“Man, this is baseball. You gotta stop thinking. Just have fun. I mean, if you were having fun you would’ve caught that ball”
One of my favorite kid movies is the Sand Lot. It speaks to my heart and pulls me back to my days as a child when I had the joy of playing for the LOVE OF THE GAME. It reminds me that this is why these little boys are playing ball; BECAUSE THEY LOVE THE GAME
My oldest son has just started Little League Tball. I think I was more excited to see him play than he was of playing. To me it represents America in it’s purest form. As Terence Mann said from Field of Dreams, “The one constant through all the years has been baseball. America…has been erased like a blackboard, rebuilt and erased again. But baseball has marked the time.”
I remember as a kid grabbing my mitt (yes, even as a girl I had a mitt), running to the end of our cul-de-sac to play ball with the kids on the block. I never seemed to get tired while playing. Time seemed to stand still when I had a bat and a ball. The only thing that brought us back to reality was when the street lights came on and we knew it was time to go home.

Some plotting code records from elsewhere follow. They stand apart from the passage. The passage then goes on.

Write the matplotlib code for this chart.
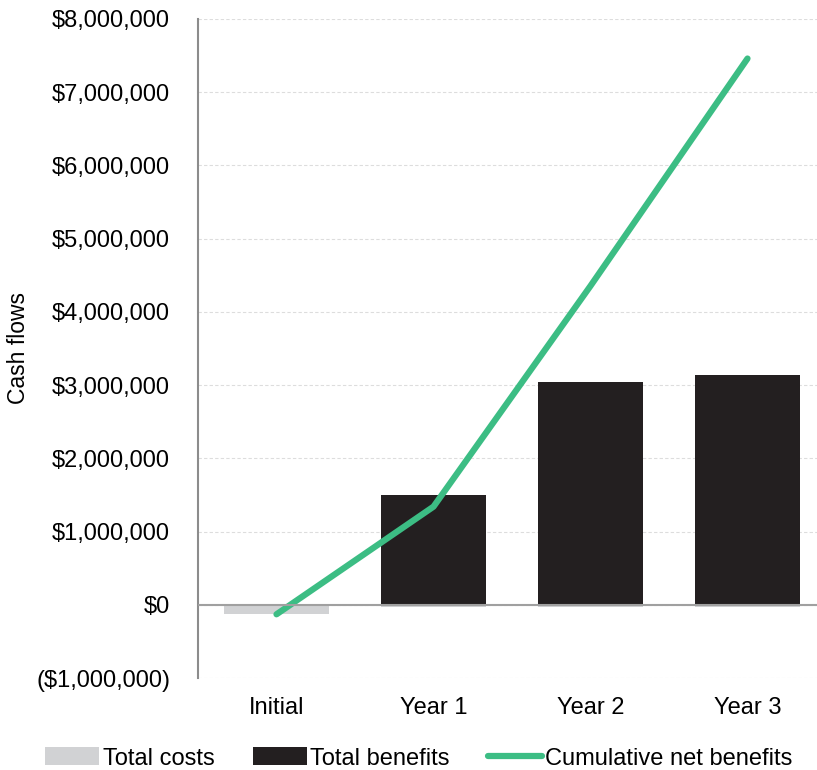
import matplotlib
matplotlib.use("Agg")
import matplotlib.pyplot as plt
from matplotlib.ticker import FuncFormatter
from matplotlib.patches import Patch
from matplotlib.lines import Line2D

categories = ["Initial", "Year 1", "Year 2", "Year 3"]
total_costs = [-130000, -30000, -30000, -30000]
total_benefits = [0, 1500000, 3045000, 3135000]
cumulative_net = [-130000, 1340000, 4355000, 7460000]

plt.rcParams['font.family'] = ['Liberation Sans', 'DejaVu Sans']

W, H = 817, 770
fig = plt.figure(figsize=(W / 100, H / 100), dpi=100)
left, right, top, bottom = 198, 826, 19, 678
ax = fig.add_axes([left / W, 1 - bottom / H, (right - left) / W, (bottom - top) / H])

x = list(range(len(categories)))
bw = 0.67
ax.bar(x, total_costs, width=bw, color="#D1D2D4", zorder=2)
ax.bar(x, total_benefits, width=bw, color="#231F20", zorder=3)
ax.plot(x, cumulative_net, color="#3CBD84", linewidth=4.5, solid_capstyle="round", zorder=4)

ax.set_xlim(-0.5, 3.5)
ax.set_ylim(-1000000, 8000000)
ax.set_yticks(range(-1000000, 8000001, 1000000))

def fmt(v, pos):
    v = int(round(v))
    if v < 0:
        return "(${:,})".format(-v)
    return "${:,}".format(v)

FS = 17
ax.yaxis.set_major_formatter(FuncFormatter(fmt))
ax.set_xticks(x)
ax.set_xticklabels(categories)
ax.tick_params(axis="both", length=0, labelsize=FS, colors="black")
ax.tick_params(axis="y", pad=20)
ax.tick_params(axis="x", pad=14)

ax.grid(axis="y", color="#DDDDDD", linestyle=(0, (3, 2)), linewidth=0.8, zorder=0)
ax.axhline(0, color="#A0A0A0", linewidth=1.5, zorder=5)

for s in ["top", "right", "bottom"]:
    ax.spines[s].set_visible(False)
ax.spines["left"].set_color("#8C8C8C")
ax.spines["left"].set_linewidth(1.5)

fig.text(19 / W, 1 - 348 / H, "Cash flows", rotation=90, ha="center", va="center", fontsize=FS - 0.5)

handles = [
    Patch(facecolor="#D1D2D4", edgecolor="none"),
    Patch(facecolor="#231F20", edgecolor="none"),
    Line2D([0], [0], color="#3CBD84", linewidth=4.5, solid_capstyle="round"),
]
labels = ["Total costs", "Total benefits", "Cumulative net benefits"]
fig.legend(handles, labels, loc="lower center", bbox_to_anchor=(419 / W, -0.027), ncol=3,
           frameon=False, fontsize=FS, handlelength=2.3, handleheight=0.8,
           handletextpad=0.15, columnspacing=1.6)

fig.savefig("out.png", dpi=100)
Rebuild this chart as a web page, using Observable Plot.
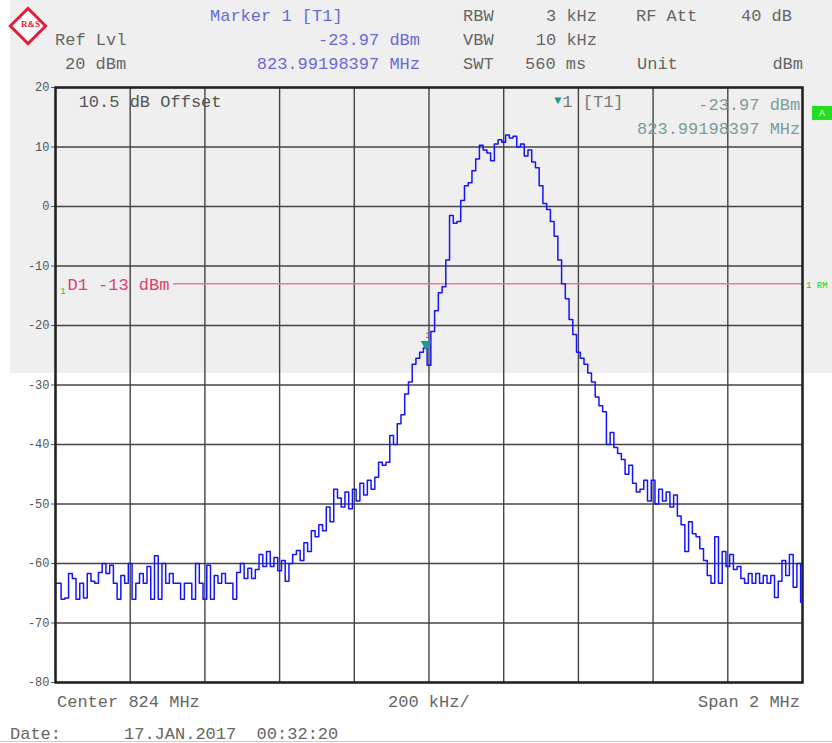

(Does anyone else remember the streetlight rule? Streetlights come on and you have to go in).
(Does anyone else remember the streetlight rule? Streetlights come on and you have to go in).
Some of my happiest memories as a child where when the whole family got to go to an Angels ball game. We packed our peanuts and glove (just in case we got to catch a fly ball) and headed out to Anaheim for a night of wonder and excitement. Those were the days when Reggie Jackson was the star of the Angels. Those were the days when they sported the classic dark blue colors; those where the days before Disney owned them; those were the days when they were the Anaheim Angels and not the Los Angeles Angels (Anaheim happens to be in Orange County in case anyone is keeping track). I don’t like change in Baseball.
But I digress. The point of this shoot was to document my son’s tball game. To capture the innocence and purity of this little five year old and all his buddies.
When these little guys dream of playing in the major league, they don’t think of making millions of dollars or getting commercial contracts
Their dreams are unadulterated
Their dreams are of being a part of something bigger then themselves
Their dreams are of the game.
I wanted the photos that were un-posed and caught in the moment.
I wanted to create a document that showed the timelessness of little boys in America
As a mother and photographer, I wanted to capture every nuance of this brief period of time
I wanted to catch what happened on and off the field
The moment they hit the ball for the first time off the coach pitch and not the tee.
Their first pair of little cleats
(I plan on keeping Kaleb’s and hanging them up someday)
A time when their helmets where too big for their little heads
It’s the small details I want to remember
I wanted to capture the photos that told their own story and did not need words
All a child really needs to have fun is a bat and a ball. The simple things!
The batting order of these little guys will someday be a distant memory.
What will these little players do with their lives? What will they become?
Is their a future Major League Player amongst these?
The Game Ball for the MVP
Kaleb has his ball displayed in his room and will most likely keep it the rest of his life
What I can’t put into words, I capture with my lens
We all have dreams. When we were children our dreams seemed totally within our reach. Dreams kept us alive and our spirits soaring! Take away all the the million dollars contracts of the pro baseball world and you are left with the raw dreams of little boys playing with a bat and ball. This is what I saw on the field of these 5 and 6 year old t-ball playing boys. The innocent days are such a small fleeting time in ones life. It’s like catching lightening in a bottle. All children have it. The challenge is keeping this once you get older.